>> Start Information shown
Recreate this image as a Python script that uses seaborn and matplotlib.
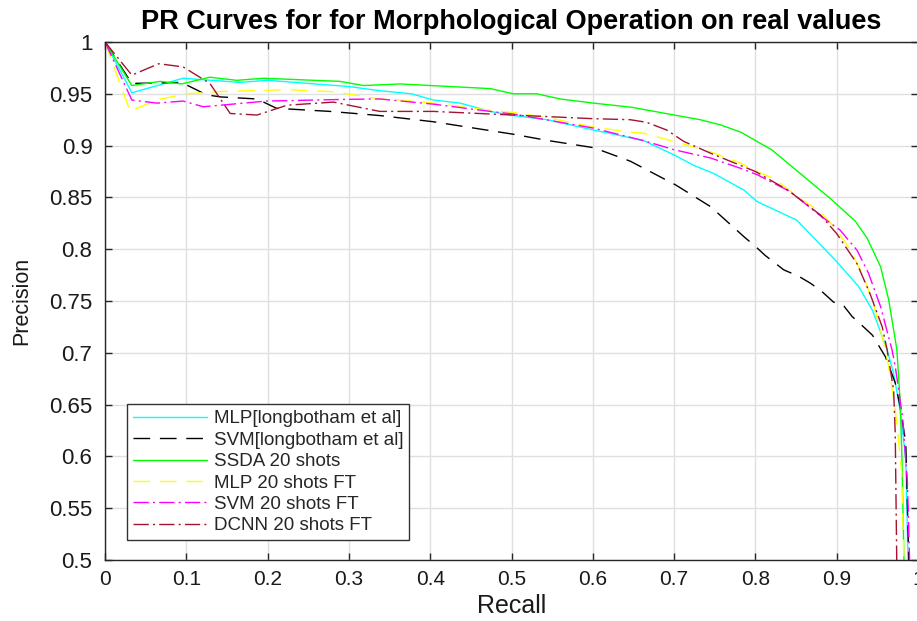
import matplotlib
matplotlib.use("Agg")
import matplotlib.pyplot as plt
import seaborn as sns
import pandas as pd

# ---------------- data ----------------
labels = ["MLP[longbotham et al]", "SVM[longbotham et al]", "SSDA 20 shots",
          "MLP 20 shots FT", "SVM 20 shots FT", "DCNN 20 shots FT"]

mlp_lb_recall = [0, 0.033, 0.096, 0.166, 0.2, 0.3, 0.338, 0.377, 0.404, 0.437, 0.474, 0.502,
                 0.544, 0.601, 0.662, 0.7, 0.724, 0.749, 0.786, 0.802, 0.851, 0.9, 0.927,
                 0.944, 0.962, 0.97, 0.978, 0.985, 0.988]
mlp_lb_precision = [1, 0.951, 0.965, 0.961, 0.963, 0.957, 0.953, 0.950, 0.944, 0.941, 0.933,
                    0.929, 0.925, 0.915, 0.905, 0.891, 0.881, 0.873, 0.857, 0.846, 0.828,
                    0.788, 0.764, 0.741, 0.703, 0.680, 0.645, 0.597, 0.49]

svm_lb_recall = [0, 0.033, 0.094, 0.125, 0.142, 0.187, 0.211, 0.277, 0.338, 0.404, 0.502,
                 0.544, 0.601, 0.646, 0.702, 0.745, 0.786, 0.801, 0.812, 0.835, 0.853, 0.868,
                 0.882, 0.896, 0.909, 0.919, 0.933, 0.944, 0.96, 0.972, 0.978, 0.985, 0.987,
                 0.989]
svm_lb_precision = [1, 0.960, 0.961, 0.949, 0.947, 0.945, 0.936, 0.933, 0.929, 0.923, 0.911,
                    0.905, 0.898, 0.885, 0.862, 0.841, 0.812, 0.802, 0.794, 0.780, 0.774,
                    0.767, 0.759, 0.749, 0.745, 0.735, 0.725, 0.717, 0.696, 0.671, 0.648,
                    0.613, 0.551, 0.49]

ssda_recall = [0, 0.033, 0.068, 0.094, 0.129, 0.162, 0.195, 0.289, 0.318, 0.363, 0.474, 0.502,
               0.531, 0.56, 0.601, 0.648, 0.7, 0.732, 0.757, 0.782, 0.802, 0.82, 0.892, 0.923,
               0.9375, 0.954, 0.964, 0.974, 0.978, 0.98, 0.983]
ssda_precision = [1, 0.958, 0.962, 0.9595, 0.966, 0.963, 0.965, 0.962, 0.958, 0.9595, 0.955,
                  0.950, 0.950, 0.945, 0.941, 0.937, 0.9295, 0.925, 0.920, 0.913, 0.904, 0.896,
                  0.849, 0.827, 0.8105, 0.783, 0.751, 0.703, 0.654, 0.606, 0.49]

mlp_ft_recall = [0, 0.031, 0.063, 0.1, 0.137, 0.224, 0.281, 0.338, 0.363, 0.404, 0.474, 0.502,
                 0.544, 0.6, 0.646, 0.662, 0.7, 0.745, 0.782, 0.802, 0.823, 0.855, 0.88, 0.9,
                 0.917, 0.933, 0.945, 0.96, 0.966, 0.972, 0.976, 0.98, 0.983]
mlp_ft_precision = [1, 0.933, 0.944, 0.950, 0.952, 0.954, 0.952, 0.945, 0.944, 0.941, 0.934,
                    0.932, 0.927, 0.918, 0.913, 0.912, 0.904, 0.894, 0.883, 0.875, 0.868,
                    0.849, 0.836, 0.8185, 0.799, 0.7735, 0.748, 0.703, 0.677, 0.645, 0.616,
                    0.584, 0.49]

svm_ft_recall = [0, 0.033, 0.064, 0.096, 0.121, 0.199, 0.301, 0.338, 0.404, 0.474, 0.502, 0.6,
                 0.646, 0.666, 0.7, 0.745, 0.782, 0.802, 0.843, 0.876, 0.904, 0.925, 0.939,
                 0.954, 0.968, 0.972, 0.981, 0.987, 0.99]
svm_ft_precision = [1, 0.944, 0.941, 0.943, 0.9375, 0.943, 0.9447, 0.945, 0.940, 0.933, 0.9305,
                    0.917, 0.908, 0.904, 0.896, 0.888, 0.878, 0.872, 0.8555, 0.8346, 0.8185,
                    0.799, 0.777, 0.7445, 0.703, 0.687, 0.638, 0.574, 0.49]

dcnn_ft_recall = [0, 0.033, 0.066, 0.096, 0.129, 0.154, 0.187, 0.224, 0.281, 0.338, 0.404,
                  0.474, 0.502, 0.6, 0.646, 0.666, 0.691, 0.712, 0.745, 0.8, 0.84, 0.88, 0.9,
                  0.925, 0.941, 0.956, 0.962, 0.970, 0.972, 0.974]
dcnn_ft_precision = [1, 0.968, 0.979, 0.976, 0.960, 0.931, 0.9295, 0.939, 0.942, 0.933, 0.933,
                     0.9305, 0.9295, 0.926, 0.925, 0.9225, 0.915, 0.904, 0.8926, 0.875, 0.857,
                     0.833, 0.815, 0.786, 0.757, 0.725, 0.703, 0.664, 0.622, 0.49]

x_ticks = [0, 0.1, 0.2, 0.3, 0.4, 0.5, 0.6, 0.7, 0.8, 0.9, 1]
x_tick_labels = ["0", "0.1", "0.2", "0.3", "0.4", "0.5", "0.6", "0.7", "0.8", "0.9", "1"]
y_ticks = [0.5, 0.55, 0.6, 0.65, 0.7, 0.75, 0.8, 0.85, 0.9, 0.95, 1]
y_tick_labels = ["0.5", "0.55", "0.6", "0.65", "0.7", "0.75", "0.8", "0.85", "0.9", "0.95", "1"]

# ---------------- styles ----------------
colors = ["#00FFFF", "#000000", "#00FF00", "#FFFF00", "#FF00FF", "#A2142F"]
dash_specs = ["", (12, 7), "", (12, 7), (11, 3, 1.5, 3), (11, 3, 1.5, 3)]

recalls = [mlp_lb_recall, svm_lb_recall, ssda_recall, mlp_ft_recall, svm_ft_recall, dcnn_ft_recall]
precisions = [mlp_lb_precision, svm_lb_precision, ssda_precision, mlp_ft_precision,
              svm_ft_precision, dcnn_ft_precision]

frames = []
for name, r, p in zip(labels, recalls, precisions):
    frames.append(pd.DataFrame({"Recall": r, "Precision": p, "series": name}))
df = pd.concat(frames, ignore_index=True)

sns.set_style("ticks")
plt.rcParams["font.family"] = ["Liberation Sans", "DejaVu Sans"]

fig = plt.figure(figsize=(9.17, 6.21), dpi=100)
ax = fig.add_axes([105 / 917, 61 / 621, 813 / 917, 518 / 621])

sns.lineplot(data=df, x="Recall", y="Precision", hue="series", style="series",
             hue_order=labels, style_order=labels,
             palette=dict(zip(labels, colors)), dashes=dict(zip(labels, dash_specs)),
             sort=False, estimator=None, linewidth=1.0, ax=ax)

ax.set_xlim(0, 1)
ax.set_ylim(0.5, 1)
ax.set_xticks(x_ticks)
ax.set_xticklabels(x_tick_labels)
ax.set_yticks(y_ticks)
ax.set_yticklabels(y_tick_labels)
ax.tick_params(direction="in", top=True, right=True, length=5, width=1,
               colors="0.15", labelcolor="0.1")
ax.tick_params(axis="y", pad=9, labelsize=16)
ax.tick_params(axis="x", pad=7, labelsize=15)
ax.grid(True, color="0.88", linewidth=1)
ax.set_axisbelow(True)
for s in ax.spines.values():
    s.set_color("0.15")
    s.set_linewidth(1)

ax.set_xlabel("Recall", fontsize=18, va="center", color="0.1")
ax.xaxis.set_label_coords(0.5, -46 / 518)
ax.set_ylabel("Precision", fontsize=15.5, va="center", color="0.1")
ax.yaxis.set_label_coords((22 - 105) / 813, 0.5)

fig.text(511 / 917, 1 - 22 / 621, "PR Curves for for Morphological Operation on real values",
         ha="center", va="center", fontsize=19.5, fontweight="bold", color="black")

handles, lbls = ax.get_legend_handles_labels()
leg = ax.legend(handles, lbls, loc="lower left", bbox_to_anchor=(22 / 813, 20 / 518),
                borderaxespad=0, fancybox=False, edgecolor="0.2", framealpha=1,
                handlelength=3.95, handletextpad=0.38, labelspacing=0.23, fontsize=13.5,
                borderpad=0.3)
leg.get_frame().set_linewidth(1)

fig.savefig("out.png", dpi=100)
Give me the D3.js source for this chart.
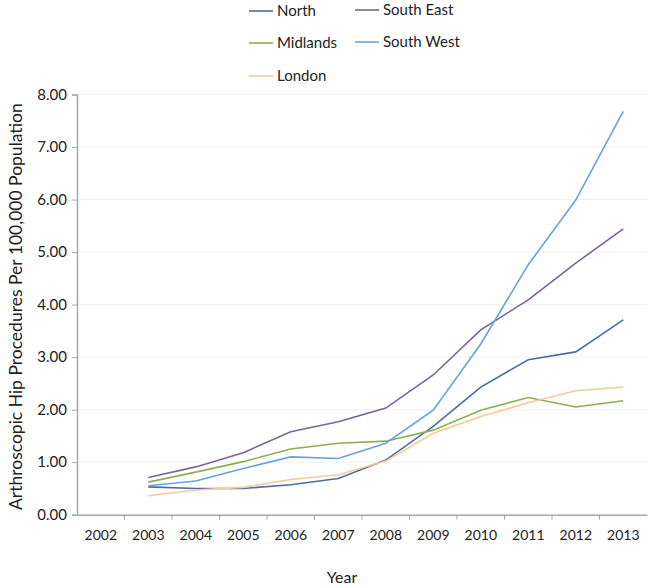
>> End Information shown
Directive - Tally the lines of the material above that contain the word "seaborn" and report the total alone.

The solution - 2